A second print of the album was issued in August 2014, replacing the DVD-A with a second CD of bonus material.

==Promotion==
To promote the album, the band played its first performances for fifteen years in London, Düsseldorf and Zoetermeer. The London Bush Hall performance was recorded for the first No-Man's DVD, Mixtaped.

==Track listing==

"Beautiful Songs You Should Know" was written by Bowness with Giancarlo Erra of the Italian band Nosound and the two recorded an alternative version of the song for the album called "Warm Winter" which they released under the moniker Memories of Machines. The song "Mixtaped" is a reworked version of a Tim Bowness solo demo called "Schoolyard Ghosts". A proper recording of this version was later also included on "Warm Winter".
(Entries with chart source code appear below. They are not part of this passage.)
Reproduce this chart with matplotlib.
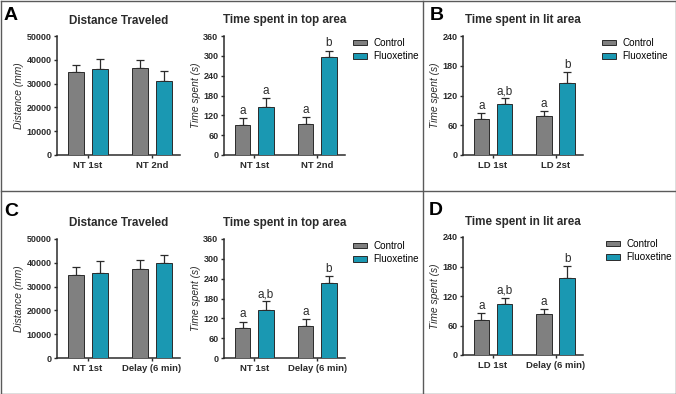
import numpy as np
import matplotlib
matplotlib.use("Agg")
import matplotlib.pyplot as plt
from matplotlib.lines import Line2D
from matplotlib.patches import Patch

plt.rcParams['font.family'] = ['Liberation Sans', 'DejaVu Sans']

W, H = 676, 394
grigio = '#808080'
azzurro = '#1a98b2'
scuro = '#2b2b2b'

# ---- pannello A ----
distA_gruppi = ['NT 1st', 'NT 2nd']
distA_ctrl = [35000, 36500]
distA_ctrl_err = [3000, 3500]
distA_flx = [36000, 31000]
distA_flx_err = [4500, 4500]

topA_gruppi = ['NT 1st', 'NT 2nd']
topA_ctrl = [90, 94]
topA_ctrl_err = [21, 21]
topA_flx = [145, 297]
topA_flx_err = [26, 19]
topA_lettere = ['a', 'a', 'a', 'b']

# ---- pannello B ----
litB_gruppi = ['LD 1st', 'LD 2st']
litB_ctrl = [72, 78]
litB_ctrl_err = [12, 10]
litB_flx = [103, 145]
litB_flx_err = [11, 22]
litB_lettere = ['a', 'a,b', 'a', 'b']

# ---- pannello C ----
distC_gruppi = ['NT 1st', 'Delay (6 min)']
distC_ctrl = [35000, 37500]
distC_ctrl_err = [3200, 3700]
distC_flx = [35800, 40100]
distC_flx_err = [4800, 3300]

topC_gruppi = ['NT 1st', 'Delay (6 min)']
topC_ctrl = [91, 96]
topC_ctrl_err = [19, 22]
topC_flx = [146, 227]
topC_flx_err = [25, 21]
topC_lettere = ['a', 'a,b', 'a', 'b']

# ---- pannello D ----
litD_gruppi = ['LD 1st', 'Delay (6 min)']
litD_ctrl = [72, 83]
litD_ctrl_err = [13, 10]
litD_flx = [103, 157]
litD_flx_err = [13, 24]
litD_lettere = ['a', 'a,b', 'a', 'b']


def rect(l, t, r, b):
    return [l / W, 1 - b / H, (r - l) / W, (b - t) / H]


def pannello(fig, px, gruppi, ctrl, ctrl_err, flx, flx_err, ymax, ystep,
             titolo, ylabel, lettere=None):
    ax = fig.add_axes(rect(*px))
    x = np.arange(len(gruppi))
    larg = 0.25
    off = 0.185
    ax.bar(x - off, ctrl, larg, color=grigio, edgecolor=scuro, linewidth=0.7, zorder=3)
    ax.bar(x + off, flx, larg, color=azzurro, edgecolor=scuro, linewidth=0.7, zorder=3)
    ax.errorbar(x - off, ctrl, yerr=[np.zeros(len(x)), ctrl_err], fmt='none',
                ecolor=scuro, elinewidth=0.9, capsize=2.8, capthick=0.9, zorder=2)
    ax.errorbar(x + off, flx, yerr=[np.zeros(len(x)), flx_err], fmt='none',
                ecolor=scuro, elinewidth=0.9, capsize=2.8, capthick=0.9, zorder=2)
    if lettere is not None:
        pos = [x[0] - off, x[0] + off, x[1] - off, x[1] + off]
        top = [ctrl[0] + ctrl_err[0], flx[0] + flx_err[0],
               ctrl[1] + ctrl_err[1], flx[1] + flx_err[1]]
        for p, t, s in zip(pos, top, lettere):
            ax.text(p, t + ymax * 0.012, s, ha='center', va='bottom',
                    fontsize=8.5, color=scuro)
    ax.set_xlim(-0.48, 1.44)
    ax.set_ylim(0, ymax)
    ax.set_yticks(np.arange(0, ymax + 1, ystep))
    ax.set_xticks(x)
    ax.set_xticklabels(gruppi, fontsize=6.8, fontweight='bold')
    for lab in ax.get_yticklabels():
        lab.set_fontsize(6.5)
        lab.set_fontweight('bold')
    ax.spines['top'].set_visible(False)
    ax.spines['right'].set_visible(False)
    ax.spines['left'].set_linewidth(1.1)
    ax.spines['bottom'].set_linewidth(1.1)
    ax.spines['left'].set_color(scuro)
    ax.spines['bottom'].set_color(scuro)
    ax.tick_params(axis='both', length=2.5, width=1.0, colors=scuro, pad=1.5)
    ax.set_ylabel(ylabel, fontsize=7.4, style='italic', color=scuro, labelpad=1.5)
    ax.set_title(titolo, fontsize=8.4, fontweight='bold', pad=9, color=scuro)
    ax.patch.set_alpha(0)
    return ax


def legenda(fig, xpx, ypx):
    maniglie = [Patch(facecolor=grigio, edgecolor=scuro, linewidth=0.7),
                Patch(facecolor=azzurro, edgecolor=scuro, linewidth=0.7)]
    fig.legend(maniglie, ['Control', 'Fluoxetine'], loc='upper left',
               bbox_to_anchor=(xpx / W, 1 - ypx / H), bbox_transform=fig.transFigure,
               frameon=False, fontsize=7.1, handlelength=1.4, handleheight=0.55,
               handletextpad=0.65, labelspacing=0.33, borderpad=0, borderaxespad=0)


fig = plt.figure(figsize=(W / 100, H / 100), dpi=100)

pannello(fig, (57, 36, 180, 155), distA_gruppi, distA_ctrl, distA_ctrl_err,
         distA_flx, distA_flx_err, 50000, 10000, 'Distance Traveled', 'Distance (mm)')
pannello(fig, (224, 36, 345, 155), topA_gruppi, topA_ctrl, topA_ctrl_err,
         topA_flx, topA_flx_err, 360, 60, 'Time spent in top area', 'Time spent (s)', topA_lettere)
pannello(fig, (463, 36, 583, 155), litB_gruppi, litB_ctrl, litB_ctrl_err,
         litB_flx, litB_flx_err, 240, 60, 'Time spent in lit area', 'Time spent (s)', litB_lettere)
pannello(fig, (57, 239, 180, 358), distC_gruppi, distC_ctrl, distC_ctrl_err,
         distC_flx, distC_flx_err, 50000, 10000, 'Distance Traveled', 'Distance (mm)')
pannello(fig, (224, 239, 345, 358), topC_gruppi, topC_ctrl, topC_ctrl_err,
         topC_flx, topC_flx_err, 360, 60, 'Time spent in top area', 'Time spent (s)', topC_lettere)
pannello(fig, (463, 237, 583, 355), litD_gruppi, litD_ctrl, litD_ctrl_err,
         litD_flx, litD_flx_err, 240, 60, 'Time spent in lit area', 'Time spent (s)', litD_lettere)

legenda(fig, 353, 38)
legenda(fig, 602, 38)
legenda(fig, 353, 241)
legenda(fig, 606, 239)

# lettere dei pannelli
for s, xp, yp in [('A', 4, 15), ('B', 430, 15), ('C', 4, 211), ('D', 429, 210)]:
    fig.text(xp / W, 1 - yp / H, s, fontsize=14, fontweight='bold', va='center', ha='left')

# cornici
col_bordo = '#5a5a5a'
linee = [((0.5, 675.5), (0.5, 0.5)), ((0.5, 675.5), (393.5, 393.5)),
         ((0.5, 0.5), (0.5, 393.5)), ((675.5, 675.5), (0.5, 393.5)),
         ((0.5, 675.5), (191, 191)), ((423, 423), (0.5, 393.5))]
for xs, ys in linee:
    fig.add_artist(Line2D([xs[0] / W, xs[1] / W], [1 - ys[0] / H, 1 - ys[1] / H],
                          color=col_bordo, linewidth=1.0, transform=fig.transFigure))

fig.savefig('out.png', dpi=100)
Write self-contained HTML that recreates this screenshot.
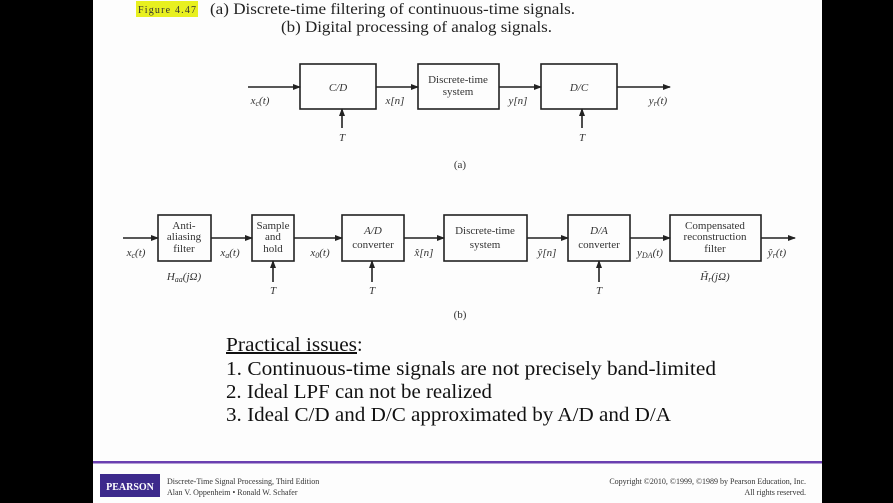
<!DOCTYPE html>
<html><head><meta charset="utf-8"><style>
html,body{margin:0;padding:0;background:#000;}
svg{display:block}
</style></head><body>
<svg width="893" height="503" viewBox="0 0 893 503" xmlns="http://www.w3.org/2000/svg" font-family="Liberation Serif, serif">
<defs><marker id="a" markerWidth="8" markerHeight="6" refX="7" refY="3" orient="auto" markerUnits="userSpaceOnUse"><path d="M0,0 L8,3 L0,6 z" fill="#222"/></marker></defs>
<rect x="0" y="0" width="893" height="503" fill="#000"/>
<rect x="93" y="0" width="729" height="503" fill="#fdfdfd"/>
<rect x="136" y="1" width="62" height="16" fill="#e8f020"/>
<text x="138" y="13" font-size="10" fill="#333" textLength="58">Figure 4.47</text>
<text x="210" y="14" font-size="16" fill="#222" textLength="365" lengthAdjust="spacingAndGlyphs">(a) Discrete-time filtering of continuous-time signals.</text>
<text x="281" y="32" font-size="16" fill="#222" textLength="271" lengthAdjust="spacingAndGlyphs">(b) Digital processing of analog signals.</text>
<g stroke="#222" stroke-width="1.6" fill="none">
<rect x="300" y="64" width="76" height="45"/>
<rect x="418" y="64" width="81" height="45"/>
<rect x="541" y="64" width="76" height="45"/>
<line x1="248" y1="87" x2="300" y2="87" marker-end="url(#a)"/>
<line x1="376" y1="87" x2="418" y2="87" marker-end="url(#a)"/>
<line x1="499" y1="87" x2="541" y2="87" marker-end="url(#a)"/>
<line x1="617" y1="87" x2="670" y2="87" marker-end="url(#a)"/>
<line x1="342" y1="128" x2="342" y2="109" marker-end="url(#a)"/>
<line x1="582" y1="128" x2="582" y2="109" marker-end="url(#a)"/>
<rect x="158" y="215" width="53" height="46"/>
<rect x="252" y="215" width="42" height="46"/>
<rect x="342" y="215" width="62" height="46"/>
<rect x="444" y="215" width="83" height="46"/>
<rect x="568" y="215" width="62" height="46"/>
<rect x="670" y="215" width="91" height="46"/>
<line x1="123" y1="238" x2="158" y2="238" marker-end="url(#a)"/>
<line x1="211" y1="238" x2="252" y2="238" marker-end="url(#a)"/>
<line x1="294" y1="238" x2="342" y2="238" marker-end="url(#a)"/>
<line x1="404" y1="238" x2="444" y2="238" marker-end="url(#a)"/>
<line x1="527" y1="238" x2="568" y2="238" marker-end="url(#a)"/>
<line x1="630" y1="238" x2="670" y2="238" marker-end="url(#a)"/>
<line x1="761" y1="238" x2="795" y2="238" marker-end="url(#a)"/>
<line x1="273" y1="282" x2="273" y2="261" marker-end="url(#a)"/>
<line x1="372" y1="282" x2="372" y2="261" marker-end="url(#a)"/>
<line x1="599" y1="282" x2="599" y2="261" marker-end="url(#a)"/>
</g>
<g font-size="11" fill="#333" text-anchor="middle">
<text x="338" y="91" font-style="italic">C/D</text>
<text x="458" y="83">Discrete-time</text><text x="458" y="95">system</text>
<text x="579" y="91" font-style="italic">D/C</text>
<text x="260" y="104" font-style="italic">x<tspan font-size="8" dy="2">c</tspan><tspan dy="-2">(t)</tspan></text>
<text x="395" y="104" font-style="italic">x[n]</text>
<text x="518" y="104" font-style="italic">y[n]</text>
<text x="658" y="104" font-style="italic">y<tspan font-size="8" dy="2">r</tspan><tspan dy="-2">(t)</tspan></text>
<text x="342" y="141" font-style="italic">T</text>
<text x="582" y="141" font-style="italic">T</text>
<text x="460" y="168">(a)</text>
<text x="184" y="229">Anti-</text><text x="184" y="240">aliasing</text><text x="184" y="252">filter</text>
<text x="273" y="229">Sample</text><text x="273" y="240">and</text><text x="273" y="252">hold</text>
<text x="373" y="234" font-style="italic">A/D</text><text x="373" y="248">converter</text>
<text x="485" y="234">Discrete-time</text><text x="485" y="248">system</text>
<text x="599" y="234" font-style="italic">D/A</text><text x="599" y="248">converter</text>
<text x="715" y="229">Compensated</text><text x="715" y="240">reconstruction</text><text x="715" y="252">filter</text>
<text x="136" y="256" font-style="italic">x<tspan font-size="8" dy="2">c</tspan><tspan dy="-2">(t)</tspan></text>
<text x="230" y="256" font-style="italic">x<tspan font-size="8" dy="2">a</tspan><tspan dy="-2">(t)</tspan></text>
<text x="320" y="256" font-style="italic">x<tspan font-size="8" dy="2">0</tspan><tspan dy="-2">(t)</tspan></text>
<text x="424" y="256" font-style="italic">x̂[n]</text>
<text x="547" y="256" font-style="italic">ŷ[n]</text>
<text x="650" y="256" font-style="italic">y<tspan font-size="8" dy="2">DA</tspan><tspan dy="-2">(t)</tspan></text>
<text x="777" y="256" font-style="italic">ŷ<tspan font-size="8" dy="2">r</tspan><tspan dy="-2">(t)</tspan></text>
<text x="184" y="280" font-style="italic">H<tspan font-size="8" dy="2">aa</tspan><tspan dy="-2">(jΩ)</tspan></text>
<text x="715" y="280" font-style="italic">H̃<tspan font-size="8" dy="2">r</tspan><tspan dy="-2">(jΩ)</tspan></text>
<text x="273" y="294" font-style="italic">T</text>
<text x="372" y="294" font-style="italic">T</text>
<text x="599" y="294" font-style="italic">T</text>
<text x="460" y="318">(b)</text>
</g>
<g font-size="20" fill="#111">
<text x="226" y="351" textLength="131" lengthAdjust="spacingAndGlyphs" text-decoration="underline">Practical issues</text><text x="357" y="351">:</text>
<text x="226" y="375" textLength="490" lengthAdjust="spacingAndGlyphs">1. Continuous-time signals are not precisely band-limited</text>
<text x="226" y="398" textLength="266" lengthAdjust="spacingAndGlyphs">2. Ideal LPF can not be realized</text>
<text x="226" y="421" textLength="445" lengthAdjust="spacingAndGlyphs">3. Ideal C/D and D/C approximated by A/D and D/A</text>
</g>
<rect x="93" y="461" width="729" height="2.5" fill="#6a3fb0"/>
<rect x="100" y="474" width="60" height="23" fill="#3d2a8c"/>
<text x="130" y="490" font-size="10" fill="#fff" text-anchor="middle" font-weight="bold">PEARSON</text>
<text x="167" y="484" font-size="8" fill="#333">Discrete-Time Signal Processing, Third Edition</text>
<text x="167" y="495" font-size="8" fill="#333">Alan V. Oppenheim • Ronald W. Schafer</text>
<text x="806" y="484" font-size="8" fill="#333" text-anchor="end">Copyright ©2010, ©1999, ©1989 by Pearson Education, Inc.</text>
<text x="806" y="495" font-size="8" fill="#333" text-anchor="end">All rights reserved.</text>
</svg>
</body></html>
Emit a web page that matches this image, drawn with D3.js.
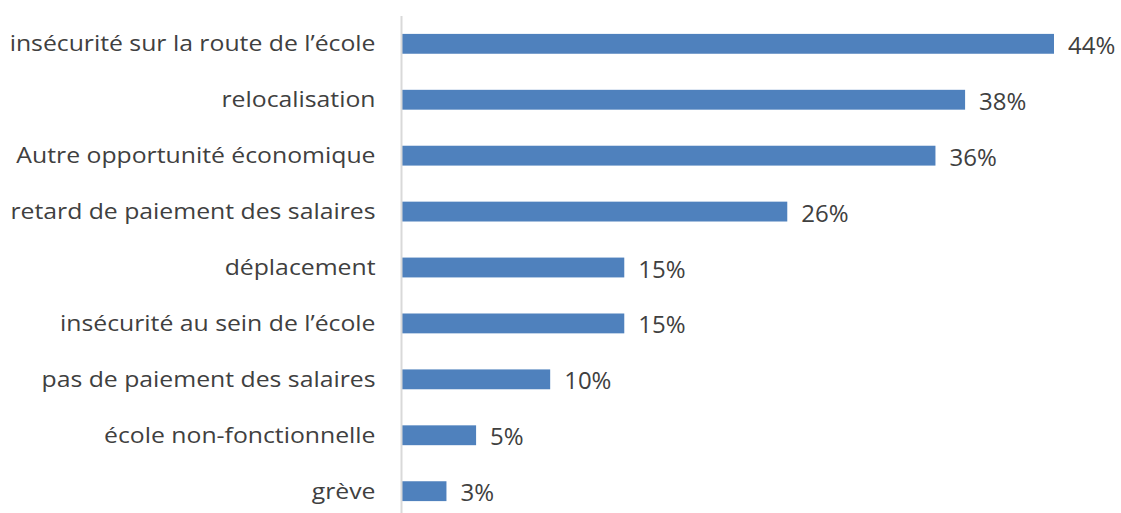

| No. | Title | Music | Length |
|---|---|---|---|
| 1. | "All Sweet Things" | No-Man | 6:47 |
| 2. | "Beautiful Songs You Should Know" | Bowness, Giancarlo Erra | 4:26 |
| 3. | "Pigeon Drummer" | No-Man | 6:18 |
| 4. | "Truenorth" | No-Man | 12:48 |
| 5. | "Wherever There is Light" | No-Man | 4:21 |
| 6. | "Song of the Surf" | No-Man, Alistair Murphy | 6:12 |
| 7. | "Streaming" | No-Man | 3:32 |
| 8. | "Mixtaped" | No-Man | 8:36 |
| Total length: |  |  | 53:00 |

===Bonus material===
The original No-Man Store edition featured an exclusive 20-minute bonus disc of alternates and edits.

| No. | Title | Music | Length |
|---|---|---|---|
| 1. | "Truenorth Part 1 – strings" | No-Man | 1:50 |
| 2. | "Truenorth Part 2 – alternate" | No-Man | 3:51 |
| 3. | "Beautiful Songs You Should Know – alternate" | Bowness, Erra | 4:06 |
| 4. | "Pigeon Beater" | No-Man | 3:04 |
| 5. | "Song of the Surf – alternate" | No-Man, Murphy | 3:49 |
| 6. | "Truenorth Part 2 – video edit" | No-Man | 4:19 |

===2014 Reissue bonus disc===
A reissue will be printed in August 2014 which replaces the DVD-A with a second CD of bonus material. It collects most of the bonus disc listed above along with Bowness' home demos and bonus tracks from the "Wherever There is Light" single.

| No. | Title | Length |
|---|---|---|
| 1. | "Another Winter (Demo)" | 2:33 |
| 2. | "The City Sounds (Demo)" | 2:44 |
| 3. | "Ominous Dancefloor (Demo)" | 4:15 |
| 4. | "The Place Where You'd Hide (Demo)" | 4:15 |
| 5. | "Truenorth Part 1 – strings" | 1:50 |
| 6. | "Truenorth Part 2 – alternate" | 3:37 |
| 7. | "Beautiful Songs You Should Know – alternate" | 4:06 |
| 8. | "Pigeon Beater" | 3:03 |
| 9. | "Lucky You Lucky Me" | 4:51 |
| 10. | "Song of the Surf – alternate" | 3:48 |
| 11. | "Counting" | 4:24 |
| 12. | "Death Was California" | 3:04 |

==Personnel==
===No-Man===
- Tim Bowness – vocals, musical box, mellotron, piano, chime guitars, vocal loops.
- Steven Wilson – piano, acoustic and electric guitars, bass, keyboards, glockenspiel, harmony vocals, musical box, electric piano, organ, harp, harmonium, percussion, drum programming.

====Additional personnel====
- Theo Travis – flute, soprano sax (tracks 4, 5 and 8).
- Peter Chilvers – samples from 'surfacing' (track 1).
- Colin Edwin – fretless acoustic bass (track 2)
- Rick Edwards – percussion (track 2)
- Marianne De Chastelaine – cello (track 2)
- Pat Mastelotto – drums, percussion (tracks 3 and 6)
- Fabrice Lefebvre – yang t'chin (track 4)
- Andrew Booker (credited as 'Andy Booker') – electronic percussion (track 4), drum loop (track 7)
- Bruce Kaphan – pedal steel guitar (tracks 5 and 7)
- Pete Morgan – bass (track 7)
- Gavin Harrison – drums (track 8)
- Strings arranged by Dave Stewart and performed by the London Session Orchestra.